## Start Dataset content
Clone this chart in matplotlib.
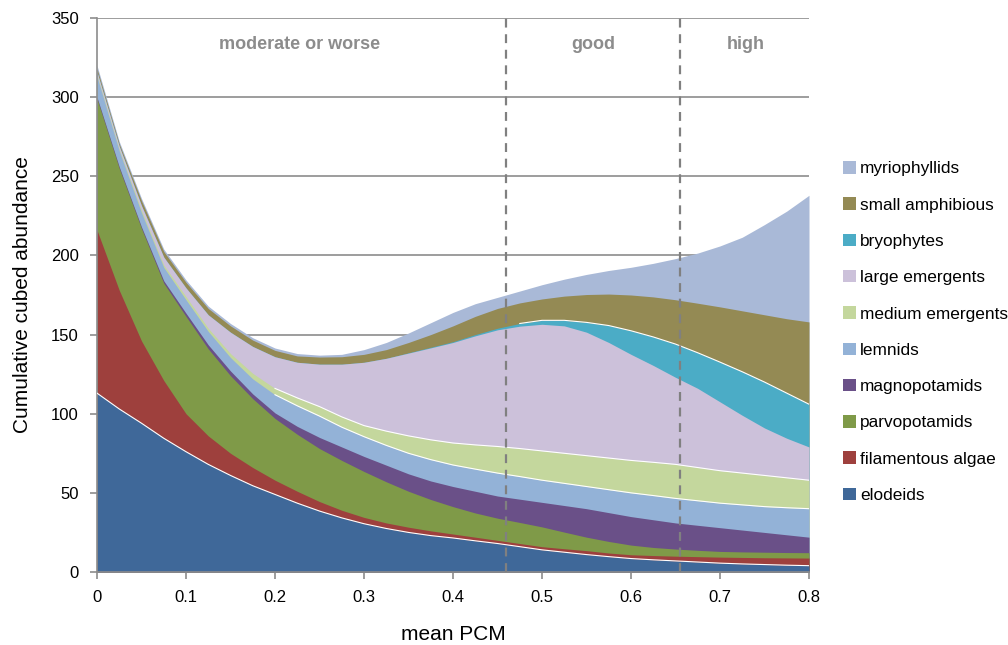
import matplotlib
matplotlib.use("Agg")
import matplotlib.pyplot as plt
import numpy as np
from matplotlib.patches import Patch

plt.rcParams['font.family'] = ['Liberation Sans', 'DejaVu Sans']

# mean PCM sample positions
pcm = [0, 0.025, 0.05, 0.075, 0.1, 0.125, 0.15, 0.175, 0.2, 0.225, 0.25,
       0.275, 0.3, 0.325, 0.35, 0.375, 0.4, 0.425, 0.45, 0.475, 0.5,
       0.525, 0.55, 0.575, 0.6, 0.625, 0.65, 0.675, 0.7, 0.725, 0.75, 0.775, 0.8]

# cumulative cubed abundance (top of each group in the stack, bottom -> top)
cum_elodeids = [113, 103, 94, 84.5, 76, 68, 61, 54.5, 49, 43.5, 38.5, 34.2, 30.5, 27.5, 25, 23, 21.5,
                19.7, 18, 16, 14, 12.5, 11, 9.7, 8.5, 7.7, 7, 6.3, 5.6, 5.1, 4.7, 4.3, 4]
cum_filamentous_algae = [216, 178, 146, 121, 100, 86, 75, 66, 58, 51, 44.5, 39, 34.5, 31, 28.3, 26, 24,
                         22, 20, 18, 16, 14.7, 13.5, 12, 10.9, 10.4, 10, 9.7, 9.4, 9.2, 9, 8.9, 8.8]
cum_parvopotamids = [299, 255, 217, 182.5, 161.5, 141, 124, 109.5, 97, 87, 78, 70.5, 63.5, 57, 51, 45.8, 41.3,
                     37.3, 34, 31.3, 28.5, 25.2, 22, 19.3, 17, 15.5, 14.5, 13.7, 13, 12.7, 12.5, 12.3, 12.2]
cum_magnopotamids = [300, 256, 218, 184, 163.5, 143.5, 127, 112.5, 100.5, 92, 85, 79, 73, 67.5, 62, 57.5, 54,
                     51, 48, 46, 44, 42, 40, 37.5, 35, 33, 31, 29.5, 28, 26.5, 25, 23.5, 22]
cum_lemnids = [313, 266, 227, 192.5, 172, 152, 135.5, 122, 112, 105, 98.5, 91.5, 85.5, 80, 75, 71, 67.6,
               65, 62.5, 60.3, 58, 56, 54, 52, 50, 48.3, 46.5, 45, 43.5, 42.4, 41.3, 40.6, 40]
cum_medium_emergents = [314, 267, 228.5, 194, 174, 154, 138, 125.5, 116, 110, 104.5, 98, 92.5, 89, 86, 83.5, 81.5,
                        80.3, 79.3, 78, 76.5, 75, 73.5, 72, 70.5, 69.3, 68, 66, 64, 62.5, 61, 59.5, 58]
cum_large_emergents = [316, 269, 231.5, 199, 179.5, 162.5, 151.5, 142.5, 136, 132.5, 131.3, 131.3, 132.5, 135,
                       138.3, 141.6, 145, 149.2, 153, 155.3, 156.5, 155.5, 151.5, 145, 137.5, 130.5, 123,
                       116, 107.5, 99, 91, 84.5, 79]
cum_bryophytes = [316, 269, 231.5, 199, 179.5, 162.5, 151.5, 142.5, 136, 132.5, 131.3, 131.3, 132.5, 135,
                  138.5, 142, 145.5, 150, 154, 157, 159, 159, 157.7, 155.7, 152.4, 148.5, 144, 138.5,
                  132.6, 126.5, 120, 113, 106]
cum_small_amphibious = [318, 270.5, 234.5, 202.5, 183, 166.5, 155.5, 146.5, 140, 136.5, 135.8, 136, 137.5, 140.5,
                        145, 150, 155.5, 161.5, 166.5, 170, 172.5, 174.3, 175.3, 175.6, 175, 173.8, 172,
                        169.8, 167.5, 165, 162.5, 160, 158]
cum_myriophyllids = [320, 272, 236, 204, 184.5, 168, 157, 148, 141.5, 138, 137, 137.5, 140.5, 145, 151, 157.5,
                     164, 169.5, 173.5, 177.5, 181.5, 185, 188, 190.5, 192.5, 195, 198, 201.5, 206, 211.5,
                     219.5, 228, 238]

series_names = ["elodeids", "filamentous algae", "parvopotamids", "magnopotamids",
                "lemnids", "medium emergents", "large emergents", "bryophytes",
                "small amphibious", "myriophyllids"]
cum_series = [cum_elodeids, cum_filamentous_algae, cum_parvopotamids, cum_magnopotamids,
              cum_lemnids, cum_medium_emergents, cum_large_emergents, cum_bryophytes,
              cum_small_amphibious, cum_myriophyllids]
colors = ["#3F6899", "#9E403D", "#7F9A48", "#6A5088", "#93B2D7",
          "#C4D79D", "#CCC1DA", "#4BACC6", "#948A54", "#A9B9D7"]

status_bounds = [0.46, 0.655]
status_labels = ["moderate or worse", "good", "high"]
status_label_x = [0.228, 0.558, 0.729]

xticks = [0, 0.1, 0.2, 0.3, 0.4, 0.5, 0.6, 0.7, 0.8]
xticklabels = ["0", "0.1", "0.2", "0.3", "0.4", "0.5", "0.6", "0.7", "0.8"]
yticks = [0, 50, 100, 150, 200, 250, 300, 350]

fig = plt.figure(figsize=(10.08, 6.45), dpi=100)
ax = fig.add_axes([97/1008, 73/645, 712/1008, 554/645])

x = np.array(pcm)
# draw from top of stack downwards, each area filled from zero to its cumulative top
n = len(cum_series)
for i in range(n - 1, -1, -1):
    ax.fill_between(x, 0, cum_series[i], color=colors[i], lw=0, zorder=2 + (n - i) * 0.01)

# thin white separators on some boundaries (where the layers are wide)
sep = [(cum_elodeids, 0.0), (cum_lemnids, 0.2), (cum_medium_emergents, 0.2),
       (cum_bryophytes, 0.47)]
for arr, xmin in sep:
    m = x >= xmin
    ax.plot(x[m], np.array(arr)[m], color="white", lw=0.8, zorder=3)

ax.set_xlim(0, 0.8)
ax.set_ylim(0, 350)
ax.set_yticks(yticks)
ax.set_xticks(xticks)
ax.set_xticklabels(xticklabels)
ax.grid(axis='y', color="#8C8C8C", lw=1.2, zorder=0)
ax.set_axisbelow(True)
for s in ["top", "right"]:
    ax.spines[s].set_visible(False)
for s in ["left", "bottom"]:
    ax.spines[s].set_color("#8C8C8C")
    ax.spines[s].set_linewidth(1.2)
ax.tick_params(axis='both', direction='out', length=5, width=1.2, color="#8C8C8C",
               labelsize=12, labelcolor="black")
ax.tick_params(axis='x', pad=8)
ax.tick_params(axis='y', pad=8)

for b in status_bounds:
    ax.axvline(b, color="#808080", lw=1.6, ls=(0, (4, 3)), zorder=4)
for lx, lab in zip(status_label_x, status_labels):
    ax.text(lx, 333.5, lab, ha="center", va="center", color="#8C8C8C",
            fontsize=13, fontweight="bold", zorder=5)

ax.set_xlabel("mean PCM", fontsize=15, labelpad=14)
ax.set_ylabel("Cumulative cubed abundance", fontsize=15, labelpad=14)

handles = [Patch(facecolor=c, edgecolor="none") for c in colors]
fig.legend(handles[::-1], series_names[::-1], loc="upper left",
           bbox_to_anchor=(836/1008, 1 - 154/645), frameon=False,
           fontsize=12.4, handlelength=0.75, handleheight=0.75,
           handletextpad=0.25, labelspacing=1.22, borderaxespad=0)

fig.savefig("out.png", dpi=100)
## End Dataset content
Exercise objective
With the pictures left out, restate word for word every line of the data above, from the first down to the line that contains "plt.rcParams['font.family'] = ['Liberation".

Exercise output
Clone this chart in matplotlib.
import matplotlib
matplotlib.use("Agg")
import matplotlib.pyplot as plt
import numpy as np
from matplotlib.patches import Patch

plt.rcParams['font.family'] = ['Liberation Sans', 'DejaVu Sans']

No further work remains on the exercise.